= DATA LINES =
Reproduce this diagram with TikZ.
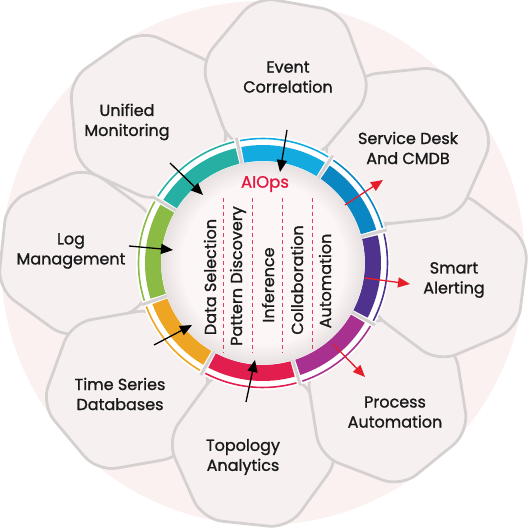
\documentclass[tikz,border=0pt]{standalone}
\usepackage{fontspec}
\setmainfont{Poppins}[FakeBold=1.2]
\usetikzlibrary{arrows.meta, calc}

\definecolor{petalfill}{HTML}{F7F0F0}
\definecolor{petaledge}{HTML}{D6D1D1}
\definecolor{backpink}{HTML}{FBF1F1}
\definecolor{diskpink}{HTML}{FCF6F6}
\definecolor{diskedge}{HTML}{E6E0E0}
\definecolor{aired}{HTML}{E3193F}
\definecolor{arrowred}{HTML}{E61E2A}
\definecolor{ringteal}{HTML}{26B0A4}
\definecolor{ringsky}{HTML}{13AADF}
\definecolor{ringblue}{HTML}{0A86C2}
\definecolor{ringpurple}{HTML}{4F328D}
\definecolor{ringmagenta}{HTML}{A8308E}
\definecolor{ringred}{HTML}{E21E4E}
\definecolor{ringorange}{HTML}{EEA523}
\definecolor{ringgreen}{HTML}{8BBA45}

\pgfdeclareradialshading{diskglow}{\pgfpoint{0bp}{0bp}}{color(0bp)=(diskpink); color(20bp)=(diskpink); color(25bp)=(diskedge); color(50bp)=(diskedge)}

\tikzset{
  petal/.style={fill=petalfill, draw=petaledge, line width=2.8pt, rounded corners=20pt},
  petaltext/.style={font=\fontsize{16}{20}\selectfont, align=center, text=black!90},
  stagetext/.style={font=\fontsize{16}{18}\selectfont, rotate=90, text=black!90},
  inarrow/.style={-{Triangle[length=12pt,width=10pt]}, line width=1.3pt},
  outarrow/.style={inarrow, draw=arrowred, fill=arrowred},
  divider/.style={draw=aired!85, dash pattern=on 4pt off 3pt, line width=0.7pt},
}

\begin{document}
\begin{tikzpicture}[x=1pt,y=1pt]
\useasboundingbox (0,0) rectangle (530,530);
\coordinate (C) at (263,267);

% pale backdrop
\fill[backpink] (C) circle (262);

% petals, bottom one first
\foreach \a in {174,125,-140,-96,-51,-7,36,80}{
  \begin{scope}[shift={($(C)+(\a+3:186)$)}, rotate=\a-90]
    \filldraw[petal] (0:87) -- (60:87) -- (120:87) -- (180:87) -- (240:87) -- (300:87) -- cycle;
  \end{scope}
}

% ring
\fill[white] (C) circle (127);
\foreach \g in {149,102,57,15,-29,-73,-119,-161}
  \draw[petaledge, line width=3pt] ($(C)+(\g:100)$) -- ($(C)+(\g:128)$);
\foreach \s/\e/\c in {102/149/ringteal, 57/102/ringsky, 15/57/ringblue, -29/15/ringpurple,
                      -73/-29/ringmagenta, -119/-73/ringred, -161/-119/ringorange, 149/199/ringgreen}{
  \fill[\c] ($(C)+(\s+1.4:118)$) arc[start angle=\s+1.4, end angle=\e-1.4, radius=118]
    -- ($(C)+(\e-1.4:102)$) arc[start angle=\e-1.4, end angle=\s+1.4, radius=102] -- cycle;
  \draw[\c, line width=1.6pt] ($(C)+(\s+1.4:124.5)$) arc[start angle=\s+1.4, end angle=\e-1.4, radius=124.5];
}
\shade[shading=diskglow] (C) circle (101.5);

% centre
\node[font=\fontsize{16.5}{18}\selectfont, text=aired] (aiops) at (265,346) {AIOps};
\foreach \x in {223,252,282,312}
  \draw[divider] (\x,332) -- (\x,177);
\node[stagetext] (dsel) at (210,253) {Data Selection};
\node[stagetext] (pdis) at (238,254) {Pattern Discovery};
\node[stagetext] (infer) at (268,245) {Inference};
\node[stagetext] (collab) at (297,250) {Collaboration};
\node[stagetext] (auto) at (325,249) {Automation};

% petal labels
\node[petaltext] (event) at (288,453) {Event\\Correlation};
\node[petaltext] (desk) at (408,382) {Service Desk\\And CMDB};
\node[petaltext] (alert) at (454,250) {Smart\\Alerting};
\node[petaltext] (proc) at (395,118) {Process\\Automation};
\node[petaltext] (topo) at (243,73) {Topology\\Analytics};
\node[petaltext] (tsdb) at (120,136) {Time Series\\Databases};
\node[petaltext] (logm) at (71,279) {Log\\Management};
\node[petaltext] (unif) at (127,408) {Unified\\Monitoring};

% arrows
\coordinate (event-a) at (287,400); \coordinate (event-b) at (280,358);
\coordinate (unif-a) at (170,367);  \coordinate (unif-b) at (203,335);
\coordinate (logm-a) at (129,284);  \coordinate (logm-b) at (173,280);
\coordinate (tsdb-a) at (154,185);  \coordinate (tsdb-b) at (192,205);
\coordinate (topo-a) at (246,128);  \coordinate (topo-b) at (255,170);
\coordinate (desk-a) at (345,325);  \coordinate (desk-b) at (383,350);
\coordinate (alert-a) at (365,252); \coordinate (alert-b) at (410,246);
\coordinate (proc-a) at (333,186);  \coordinate (proc-b) at (365,153);

\draw[inarrow] (event-a) -- (event-b);
\draw[inarrow] (unif-a) -- (unif-b);
\draw[inarrow] (logm-a) -- (logm-b);
\draw[inarrow] (tsdb-a) -- (tsdb-b);
\draw[inarrow] (topo-a) -- (topo-b);
\draw[outarrow] (desk-a) -- (desk-b);
\draw[outarrow] (alert-a) -- (alert-b);
\draw[outarrow] (proc-a) -- (proc-b);
\end{tikzpicture}
\end{document}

= PROBLEM STATEMENT =
All of the data above should be transcribed verbatim, with pictures omitted.

= EXERCISE RESULT =
Reproduce this diagram with TikZ.
\documentclass[tikz,border=0pt]{standalone}
\usepackage{fontspec}
\setmainfont{Poppins}[FakeBold=1.2]
\usetikzlibrary{arrows.meta, calc}

\definecolor{petalfill}{HTML}{F7F0F0}
\definecolor{petaledge}{HTML}{D6D1D1}
\definecolor{backpink}{HTML}{FBF1F1}
\definecolor{diskpink}{HTML}{FCF6F6}
\definecolor{diskedge}{HTML}{E6E0E0}
\definecolor{aired}{HTML}{E3193F}
\definecolor{arrowred}{HTML}{E61E2A}
\definecolor{ringteal}{HTML}{26B0A4}
\definecolor{ringsky}{HTML}{13AADF}
\definecolor{ringblue}{HTML}{0A86C2}
\definecolor{ringpurple}{HTML}{4F328D}
\definecolor{ringmagenta}{HTML}{A8308E}
\definecolor{ringred}{HTML}{E21E4E}
\definecolor{ringorange}{HTML}{EEA523}
\definecolor{ringgreen}{HTML}{8BBA45}

\pgfdeclareradialshading{diskglow}{\pgfpoint{0bp}{0bp}}{color(0bp)=(diskpink); color(20bp)=(diskpink); color(25bp)=(diskedge); color(50bp)=(diskedge)}

\tikzset{
  petal/.style={fill=petalfill, draw=petaledge, line width=2.8pt, rounded corners=20pt},
  petaltext/.style={font=\fontsize{16}{20}\selectfont, align=center, text=black!90},
  stagetext/.style={font=\fontsize{16}{18}\selectfont, rotate=90, text=black!90},
  inarrow/.style={-{Triangle[length=12pt,width=10pt]}, line width=1.3pt},
  outarrow/.style={inarrow, draw=arrowred, fill=arrowred},
  divider/.style={draw=aired!85, dash pattern=on 4pt off 3pt, line width=0.7pt},
}

\begin{document}
\begin{tikzpicture}[x=1pt,y=1pt]
\useasboundingbox (0,0) rectangle (530,530);
\coordinate (C) at (263,267);

% pale backdrop
\fill[backpink] (C) circle (262);

% petals, bottom one first
\foreach \a in {174,125,-140,-96,-51,-7,36,80}{
  \begin{scope}[shift={($(C)+(\a+3:186)$)}, rotate=\a-90]
    \filldraw[petal] (0:87) -- (60:87) -- (120:87) -- (180:87) -- (240:87) -- (300:87) -- cycle;
  \end{scope}
}

% ring
\fill[white] (C) circle (127);
\foreach \g in {149,102,57,15,-29,-73,-119,-161}
  \draw[petaledge, line width=3pt] ($(C)+(\g:100)$) -- ($(C)+(\g:128)$);
\foreach \s/\e/\c in {102/149/ringteal, 57/102/ringsky, 15/57/ringblue, -29/15/ringpurple,
                      -73/-29/ringmagenta, -119/-73/ringred, -161/-119/ringorange, 149/199/ringgreen}{
  \fill[\c] ($(C)+(\s+1.4:118)$) arc[start angle=\s+1.4, end angle=\e-1.4, radius=118]
    -- ($(C)+(\e-1.4:102)$) arc[start angle=\e-1.4, end angle=\s+1.4, radius=102] -- cycle;
  \draw[\c, line width=1.6pt] ($(C)+(\s+1.4:124.5)$) arc[start angle=\s+1.4, end angle=\e-1.4, radius=124.5];
}
\shade[shading=diskglow] (C) circle (101.5);

% centre
\node[font=\fontsize{16.5}{18}\selectfont, text=aired] (aiops) at (265,346) {AIOps};
\foreach \x in {223,252,282,312}
  \draw[divider] (\x,332) -- (\x,177);
\node[stagetext] (dsel) at (210,253) {Data Selection};
\node[stagetext] (pdis) at (238,254) {Pattern Discovery};
\node[stagetext] (infer) at (268,245) {Inference};
\node[stagetext] (collab) at (297,250) {Collaboration};
\node[stagetext] (auto) at (325,249) {Automation};

% petal labels
\node[petaltext] (event) at (288,453) {Event\\Correlation};
\node[petaltext] (desk) at (408,382) {Service Desk\\And CMDB};
\node[petaltext] (alert) at (454,250) {Smart\\Alerting};
\node[petaltext] (proc) at (395,118) {Process\\Automation};
\node[petaltext] (topo) at (243,73) {Topology\\Analytics};
\node[petaltext] (tsdb) at (120,136) {Time Series\\Databases};
\node[petaltext] (logm) at (71,279) {Log\\Management};
\node[petaltext] (unif) at (127,408) {Unified\\Monitoring};

% arrows
\coordinate (event-a) at (287,400); \coordinate (event-b) at (280,358);
\coordinate (unif-a) at (170,367);  \coordinate (unif-b) at (203,335);
\coordinate (logm-a) at (129,284);  \coordinate (logm-b) at (173,280);
\coordinate (tsdb-a) at (154,185);  \coordinate (tsdb-b) at (192,205);
\coordinate (topo-a) at (246,128);  \coordinate (topo-b) at (255,170);
\coordinate (desk-a) at (345,325);  \coordinate (desk-b) at (383,350);
\coordinate (alert-a) at (365,252); \coordinate (alert-b) at (410,246);
\coordinate (proc-a) at (333,186);  \coordinate (proc-b) at (365,153);

\draw[inarrow] (event-a) -- (event-b);
\draw[inarrow] (unif-a) -- (unif-b);
\draw[inarrow] (logm-a) -- (logm-b);
\draw[inarrow] (tsdb-a) -- (tsdb-b);
\draw[inarrow] (topo-a) -- (topo-b);
\draw[outarrow] (desk-a) -- (desk-b);
\draw[outarrow] (alert-a) -- (alert-b);
\draw[outarrow] (proc-a) -- (proc-b);
\end{tikzpicture}
\end{document}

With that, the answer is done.